--- WHAT IS ASKED ---
The listing below should be printed exactly, every line of it. Skip the pictures.

--- GIVEN MATERIAL ---

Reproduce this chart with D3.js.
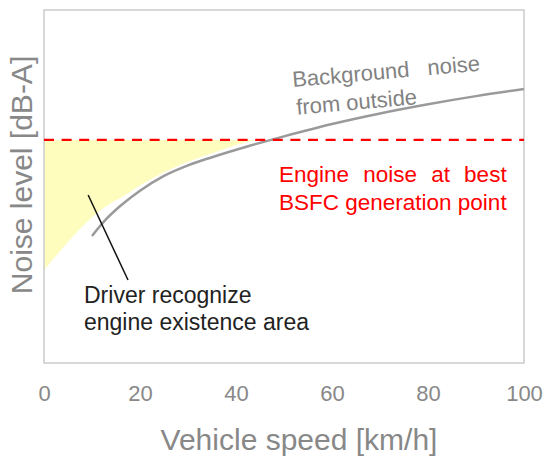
<!DOCTYPE html>
<html>
<head>
<meta charset="utf-8">
<script src="https://cdn.jsdelivr.net/npm/d3@7"></script>
<style>
  body { margin: 0; background: #fff; }
  svg { font-family: "Liberation Sans", Arial, sans-serif; }
</style>
</head>
<body>
<div id="chart"></div>
<script>
// background noise curve (speed km/h, noise level, arbitrary units 0-100)
var bgSpeed = [10, 13, 16, 20, 25, 30, 35, 42, 50, 60, 70, 80, 90, 100];
var bgNoise = [36, 40.8, 44.6, 48.8, 53, 56, 58.3, 61.2, 64.2, 67.7, 70.7, 73.3, 75.6, 77.6];

// lower edge of the "driver recognizes engine" area
var areaSpeed = [0, 14.4, 15.8, 21.4, 28.3, 35.2, 41.5, 44];
var areaNoise = [26.3, 45.7, 46.7, 51.4, 56.1, 59.5, 62.3, 63.2];

// engine noise at best BSFC point
var engineNoise = 63.2;

var xTicks = [0, 20, 40, 60, 80, 100];

var width = 544, height = 457;
var margin = { top: 10, right: 20, bottom: 94, left: 44 };

var svg = d3.select("#chart")
  .append("svg")
  .attr("width", width)
  .attr("height", height);

var x = d3.scaleLinear().domain([0, 100]).range([margin.left, width - margin.right]);
var y = d3.scaleLinear().domain([0, 100]).range([height - margin.bottom, margin.top]);

// yellow area between edge and the engine noise line
var areaData = areaSpeed.map(function (s, i) { return { s: s, n: areaNoise[i] }; });
var area = d3.area()
  .x(function (d) { return x(d.s); })
  .y0(function (d) { return y(d.n); })
  .y1(y(engineNoise))
  .curve(d3.curveMonotoneX);

svg.append("path")
  .datum(areaData)
  .attr("d", area)
  .attr("fill", "#fefdbd");

// frame
svg.append("rect")
  .attr("x", x(0))
  .attr("y", y(100))
  .attr("width", x(100) - x(0))
  .attr("height", y(0) - y(100))
  .attr("fill", "none")
  .attr("stroke", "#cfcfcf")
  .attr("stroke-width", 1.6);

// background noise curve
var bgData = bgSpeed.map(function (s, i) { return { s: s, n: bgNoise[i] }; });
var line = d3.line()
  .x(function (d) { return x(d.s); })
  .y(function (d) { return y(d.n); })
  .curve(d3.curveMonotoneX);

svg.append("path")
  .datum(bgData)
  .attr("d", line)
  .attr("fill", "none")
  .attr("stroke", "#9a9a9a")
  .attr("stroke-width", 2.5);

// engine noise dashed line
svg.append("line")
  .attr("x1", x(0))
  .attr("x2", x(100))
  .attr("y1", y(engineNoise))
  .attr("y2", y(engineNoise))
  .attr("stroke", "#ff0000")
  .attr("stroke-width", 2.2)
  .attr("stroke-dasharray", "10,7.6");

// pointer line for the area annotation
svg.append("line")
  .attr("x1", x(9.2)).attr("y1", y(47.6))
  .attr("x2", x(17.5)).attr("y2", y(23.5))
  .attr("stroke", "#111")
  .attr("stroke-width", 1.5);

// x axis
var xAxis = svg.append("g")
  .attr("transform", "translate(0," + y(0) + ")")
  .call(d3.axisBottom(x).tickValues(xTicks).tickSize(0).tickPadding(0));
xAxis.select(".domain").remove();
xAxis.selectAll("text")
  .attr("y", 38)
  .attr("dy", null)
  .attr("font-size", 22)
  .attr("font-family", "Liberation Sans, Arial, sans-serif")
  .attr("fill", "#888");

// axis titles
svg.append("text")
  .attr("x", 299)
  .attr("y", 450)
  .attr("text-anchor", "middle")
  .attr("font-size", 30)
  .attr("fill", "#888")
  .text("Vehicle speed [km/h]");

svg.append("text")
  .attr("transform", "translate(32,175) rotate(-90)")
  .attr("text-anchor", "middle")
  .attr("font-size", 30)
  .attr("fill", "#888")
  .text("Noise level [dB-A]");

// background noise label
var bgLabel = svg.append("text")
  .attr("transform", "translate(293,87) rotate(-5)")
  .attr("font-size", 22)
  .attr("fill", "#828282");
bgLabel.append("tspan").attr("x", 0).attr("y", 0)
  .attr("word-spacing", 12)
  .text("Background noise");
bgLabel.append("tspan").attr("x", 1.5).attr("y", 28)
  .text("from outside");

// engine noise label (first line justified to the second)
var redLabel = svg.append("text")
  .attr("font-size", 22.5)
  .attr("fill", "#ff0000");
var red1 = redLabel.append("tspan").attr("x", 279).attr("y", 182).text("Engine noise at best");
var red2 = redLabel.append("tspan").attr("x", 279).attr("y", 210).text("BSFC generation point");
var w1 = red1.node().getComputedTextLength();
var w2 = red2.node().getComputedTextLength();
red1.attr("word-spacing", Math.max(0, (w2 - w1) / 3));

// area label
var areaLabel = svg.append("text")
  .attr("font-size", 23)
  .attr("fill", "#222");
areaLabel.append("tspan").attr("x", 84).attr("y", 303).text("Driver recognize");
areaLabel.append("tspan").attr("x", 84).attr("y", 330).text("engine existence area");
</script>
</body>
</html>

--- CORRECT ANSWER ---
Reproduce this chart with D3.js.
<!DOCTYPE html>
<html>
<head>
<meta charset="utf-8">
<script src="https://cdn.jsdelivr.net/npm/d3@7"></script>
<style>
  body { margin: 0; background: #fff; }
  svg { font-family: "Liberation Sans", Arial, sans-serif; }
</style>
</head>
<body>
<div id="chart"></div>
<script>
// background noise curve (speed km/h, noise level, arbitrary units 0-100)
var bgSpeed = [10, 13, 16, 20, 25, 30, 35, 42, 50, 60, 70, 80, 90, 100];
var bgNoise = [36, 40.8, 44.6, 48.8, 53, 56, 58.3, 61.2, 64.2, 67.7, 70.7, 73.3, 75.6, 77.6];

// lower edge of the "driver recognizes engine" area
var areaSpeed = [0, 14.4, 15.8, 21.4, 28.3, 35.2, 41.5, 44];
var areaNoise = [26.3, 45.7, 46.7, 51.4, 56.1, 59.5, 62.3, 63.2];

// engine noise at best BSFC point
var engineNoise = 63.2;

var xTicks = [0, 20, 40, 60, 80, 100];

var width = 544, height = 457;
var margin = { top: 10, right: 20, bottom: 94, left: 44 };

var svg = d3.select("#chart")
  .append("svg")
  .attr("width", width)
  .attr("height", height);

var x = d3.scaleLinear().domain([0, 100]).range([margin.left, width - margin.right]);
var y = d3.scaleLinear().domain([0, 100]).range([height - margin.bottom, margin.top]);

// yellow area between edge and the engine noise line
var areaData = areaSpeed.map(function (s, i) { return { s: s, n: areaNoise[i] }; });
var area = d3.area()
  .x(function (d) { return x(d.s); })
  .y0(function (d) { return y(d.n); })
  .y1(y(engineNoise))
  .curve(d3.curveMonotoneX);

svg.append("path")
  .datum(areaData)
  .attr("d", area)
  .attr("fill", "#fefdbd");

// frame
svg.append("rect")
  .attr("x", x(0))
  .attr("y", y(100))
  .attr("width", x(100) - x(0))
  .attr("height", y(0) - y(100))
  .attr("fill", "none")
  .attr("stroke", "#cfcfcf")
  .attr("stroke-width", 1.6);

// background noise curve
var bgData = bgSpeed.map(function (s, i) { return { s: s, n: bgNoise[i] }; });
var line = d3.line()
  .x(function (d) { return x(d.s); })
  .y(function (d) { return y(d.n); })
  .curve(d3.curveMonotoneX);

svg.append("path")
  .datum(bgData)
  .attr("d", line)
  .attr("fill", "none")
  .attr("stroke", "#9a9a9a")
  .attr("stroke-width", 2.5);

// engine noise dashed line
svg.append("line")
  .attr("x1", x(0))
  .attr("x2", x(100))
  .attr("y1", y(engineNoise))
  .attr("y2", y(engineNoise))
  .attr("stroke", "#ff0000")
  .attr("stroke-width", 2.2)
  .attr("stroke-dasharray", "10,7.6");

// pointer line for the area annotation
svg.append("line")
  .attr("x1", x(9.2)).attr("y1", y(47.6))
  .attr("x2", x(17.5)).attr("y2", y(23.5))
  .attr("stroke", "#111")
  .attr("stroke-width", 1.5);

// x axis
var xAxis = svg.append("g")
  .attr("transform", "translate(0," + y(0) + ")")
  .call(d3.axisBottom(x).tickValues(xTicks).tickSize(0).tickPadding(0));
xAxis.select(".domain").remove();
xAxis.selectAll("text")
  .attr("y", 38)
  .attr("dy", null)
  .attr("font-size", 22)
  .attr("font-family", "Liberation Sans, Arial, sans-serif")
  .attr("fill", "#888");

// axis titles
svg.append("text")
  .attr("x", 299)
  .attr("y", 450)
  .attr("text-anchor", "middle")
  .attr("font-size", 30)
  .attr("fill", "#888")
  .text("Vehicle speed [km/h]");

svg.append("text")
  .attr("transform", "translate(32,175) rotate(-90)")
  .attr("text-anchor", "middle")
  .attr("font-size", 30)
  .attr("fill", "#888")
  .text("Noise level [dB-A]");

// background noise label
var bgLabel = svg.append("text")
  .attr("transform", "translate(293,87) rotate(-5)")
  .attr("font-size", 22)
  .attr("fill", "#828282");
bgLabel.append("tspan").attr("x", 0).attr("y", 0)
  .attr("word-spacing", 12)
  .text("Background noise");
bgLabel.append("tspan").attr("x", 1.5).attr("y", 28)
  .text("from outside");

// engine noise label (first line justified to the second)
var redLabel = svg.append("text")
  .attr("font-size", 22.5)
  .attr("fill", "#ff0000");
var red1 = redLabel.append("tspan").attr("x", 279).attr("y", 182).text("Engine noise at best");
var red2 = redLabel.append("tspan").attr("x", 279).attr("y", 210).text("BSFC generation point");
var w1 = red1.node().getComputedTextLength();
var w2 = red2.node().getComputedTextLength();
red1.attr("word-spacing", Math.max(0, (w2 - w1) / 3));

// area label
var areaLabel = svg.append("text")
  .attr("font-size", 23)
  .attr("fill", "#222");
areaLabel.append("tspan").attr("x", 84).attr("y", 303).text("Driver recognize");
areaLabel.append("tspan").attr("x", 84).attr("y", 330).text("engine existence area");
</script>
</body>
</html>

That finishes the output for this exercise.